L'ancien président de la République démocratique du Congo, Joseph Kabila, a été condamné à mort ce mardi par la Haute Cour militaire de Kinshasa. Jugé par contumace pour trahison, crimes de guerre et complicité avec des groupes armés rebelles, l'homme qui a dirigé le pays de 2001 à 2019 a été reconnu coupable de l'ensemble des accusations portées contre lui. Ce verdict historique marque un tournant sans précédent dans l'histoire judiciaire congolaise.
Un procès en absentia au cœur des tensions politiques
Le procès s'est ouvert le 25 juillet 2025 devant la Haute Cour militaire de Kinshasa. Absent et en exil depuis plusieurs années, Joseph Kabila, 54 ans, n'a pas pu se présenter pour assurer sa défense. L'auditeur général Jean-René Likulia Bakulia a dressé une liste accablante d'accusations : viol, torture, déportation, homicide, trahison, crimes contre la paix et la sécurité de l'humanité, et participation à un mouvement insurrectionnel.
Le parquet l'accuse d'être auteur, co-auteur ou complice des exactions commises dans les provinces du Nord-Kivu, du Sud-Kivu et de l'Ituri, théâtres de violences récurrentes depuis des décennies.
Accusations de complicité avec le M23
Au cœur du dossier figurent les liens présumés de Joseph Kabila avec l'Alliance Fleuve Congo (AFC), branche politique du groupe armé M23, soutenu par le Rwanda. Le président actuel Félix Tshisekedi a publiquement accusé son prédécesseur d'être le "cerveau" derrière cette rébellion, menée par Corneille Nangaa, ancien président de la Commission électorale sous l'ère Kabila.
Les preuves invoquées incluent des déclarations publiques de Kabila montrant une indulgence envers le M23, ainsi que son séjour de plusieurs semaines à Goma et Bukavu en janvier-février 2025, villes alors sous contrôle rebelle. Un avocat de la partie civile a même plaidé que l'ancien président "ne mérite pas d'être jugé comme un Congolais pour trahison, mais mérite d'être jugé comme espion".

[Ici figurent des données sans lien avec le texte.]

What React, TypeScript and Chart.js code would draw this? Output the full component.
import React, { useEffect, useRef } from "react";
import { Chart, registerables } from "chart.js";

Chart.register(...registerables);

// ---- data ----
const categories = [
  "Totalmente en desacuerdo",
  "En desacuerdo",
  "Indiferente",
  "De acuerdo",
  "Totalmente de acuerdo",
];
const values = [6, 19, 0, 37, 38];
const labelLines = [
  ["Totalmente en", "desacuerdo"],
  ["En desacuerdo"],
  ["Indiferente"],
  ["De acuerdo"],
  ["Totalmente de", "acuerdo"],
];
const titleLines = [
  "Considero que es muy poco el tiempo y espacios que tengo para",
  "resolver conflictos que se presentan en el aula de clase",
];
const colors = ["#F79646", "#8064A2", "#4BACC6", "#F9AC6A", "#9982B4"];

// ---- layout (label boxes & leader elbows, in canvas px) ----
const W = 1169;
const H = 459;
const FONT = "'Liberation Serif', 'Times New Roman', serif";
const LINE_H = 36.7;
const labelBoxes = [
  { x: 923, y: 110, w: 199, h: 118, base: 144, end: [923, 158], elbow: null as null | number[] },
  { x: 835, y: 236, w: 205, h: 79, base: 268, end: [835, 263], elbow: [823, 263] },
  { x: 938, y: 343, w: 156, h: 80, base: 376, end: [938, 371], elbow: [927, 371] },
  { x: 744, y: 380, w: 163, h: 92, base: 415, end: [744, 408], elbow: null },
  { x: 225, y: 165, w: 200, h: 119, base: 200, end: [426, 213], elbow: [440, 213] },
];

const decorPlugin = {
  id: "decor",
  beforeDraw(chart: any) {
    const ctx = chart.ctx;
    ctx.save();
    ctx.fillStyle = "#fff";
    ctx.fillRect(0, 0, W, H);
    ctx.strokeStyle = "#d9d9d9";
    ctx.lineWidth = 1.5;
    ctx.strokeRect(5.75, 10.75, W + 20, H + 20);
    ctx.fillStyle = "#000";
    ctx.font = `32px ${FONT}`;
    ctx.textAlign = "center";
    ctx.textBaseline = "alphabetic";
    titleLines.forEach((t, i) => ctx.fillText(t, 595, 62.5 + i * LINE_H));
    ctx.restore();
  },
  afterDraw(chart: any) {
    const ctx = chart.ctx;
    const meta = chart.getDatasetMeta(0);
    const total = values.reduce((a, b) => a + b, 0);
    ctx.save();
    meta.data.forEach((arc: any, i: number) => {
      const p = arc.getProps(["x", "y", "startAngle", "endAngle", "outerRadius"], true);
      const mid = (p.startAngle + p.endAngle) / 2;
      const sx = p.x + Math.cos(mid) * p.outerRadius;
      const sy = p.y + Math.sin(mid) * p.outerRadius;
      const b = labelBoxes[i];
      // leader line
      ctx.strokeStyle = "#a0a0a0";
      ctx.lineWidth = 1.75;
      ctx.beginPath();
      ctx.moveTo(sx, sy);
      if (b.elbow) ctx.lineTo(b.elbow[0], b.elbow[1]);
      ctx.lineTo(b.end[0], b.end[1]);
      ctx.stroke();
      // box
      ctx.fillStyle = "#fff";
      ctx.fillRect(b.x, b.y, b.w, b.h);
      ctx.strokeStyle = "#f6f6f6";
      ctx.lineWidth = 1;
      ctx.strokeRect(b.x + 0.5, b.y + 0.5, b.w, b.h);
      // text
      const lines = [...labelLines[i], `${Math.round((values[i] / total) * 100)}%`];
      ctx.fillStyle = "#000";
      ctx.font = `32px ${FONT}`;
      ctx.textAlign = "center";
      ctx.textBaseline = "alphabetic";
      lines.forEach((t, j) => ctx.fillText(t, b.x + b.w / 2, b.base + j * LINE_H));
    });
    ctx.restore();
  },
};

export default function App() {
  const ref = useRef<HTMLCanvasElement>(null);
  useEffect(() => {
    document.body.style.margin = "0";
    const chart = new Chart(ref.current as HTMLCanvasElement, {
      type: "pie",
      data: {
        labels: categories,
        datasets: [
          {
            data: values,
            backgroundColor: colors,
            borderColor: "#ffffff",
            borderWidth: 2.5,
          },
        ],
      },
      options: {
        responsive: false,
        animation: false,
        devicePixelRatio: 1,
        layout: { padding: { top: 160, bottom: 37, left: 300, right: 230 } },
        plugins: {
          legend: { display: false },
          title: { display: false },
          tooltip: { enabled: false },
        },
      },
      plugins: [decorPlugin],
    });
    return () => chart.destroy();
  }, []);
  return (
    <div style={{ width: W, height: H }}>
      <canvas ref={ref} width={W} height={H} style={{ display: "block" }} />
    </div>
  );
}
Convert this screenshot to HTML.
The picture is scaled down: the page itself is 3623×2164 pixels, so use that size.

Des dommages astronomiques réclamés
Les parties civiles – représentant l'État congolais, les provinces du Nord et Sud-Kivu, l'Ituri, ainsi que des ONG de victimes – ont réclamé une peine de prison à vie et 30 milliards de dollars de dommages et intérêts, soit près du double du budget national annuel. La République a mobilisé 2,4 millions de dollars pour rémunérer les avocats, justifiant ces honoraires par la "dangerosité" de Joseph Kabila et la sensibilité du dossier.
La Haute Cour n'a toutefois pas ordonné la confiscation des biens de l'ancien président, estimant que cette sanction n'existe pas dans le droit applicable.
Un verdict contesté
Dans une déclaration publiée début septembre, Joseph Kabila avait dénoncé des "accusations mensongères et politiquement motivées", affirmant que ce procès visait à "écarter un leader majeur de la scène politique" et à "faire taire l'opposition dans son ensemble". Son parti, le PPRD (Parti du peuple pour la reconstruction et la démocratie), y voit une instrumentalisation de la justice à des fins politiques.
Implications et incertitudes
Si la peine de mort continue d'être prononcée en RDC, elle n'est plus appliquée depuis des années, ce qui laisse planer le doute sur l'exécution effective de ce jugement. L'arrestation immédiate ordonnée par la cour reste pour l'instant lettre morte, Joseph Kabila demeurant introuvable.
Ce verdict intervient dans un contexte de tensions extrêmes à l'Est de la RDC, où le M23 a intensifié ses opérations en 2025, capturant des villes stratégiques comme Goma. Les relations entre Kinshasa et Kigali, déjà tendues en raison du soutien présumé du Rwanda au M23, risquent de se dégrader davantage.
Cette condamnation historique soulève également des questions sur l'indépendance de la justice congolaise et sur la possibilité d'un procès équitable en l'absence de l'accusé. Dans un pays cherchant désespérément la stabilité, ce jugement risque d'approfondir les fractures politiques plutôt que de les guérir.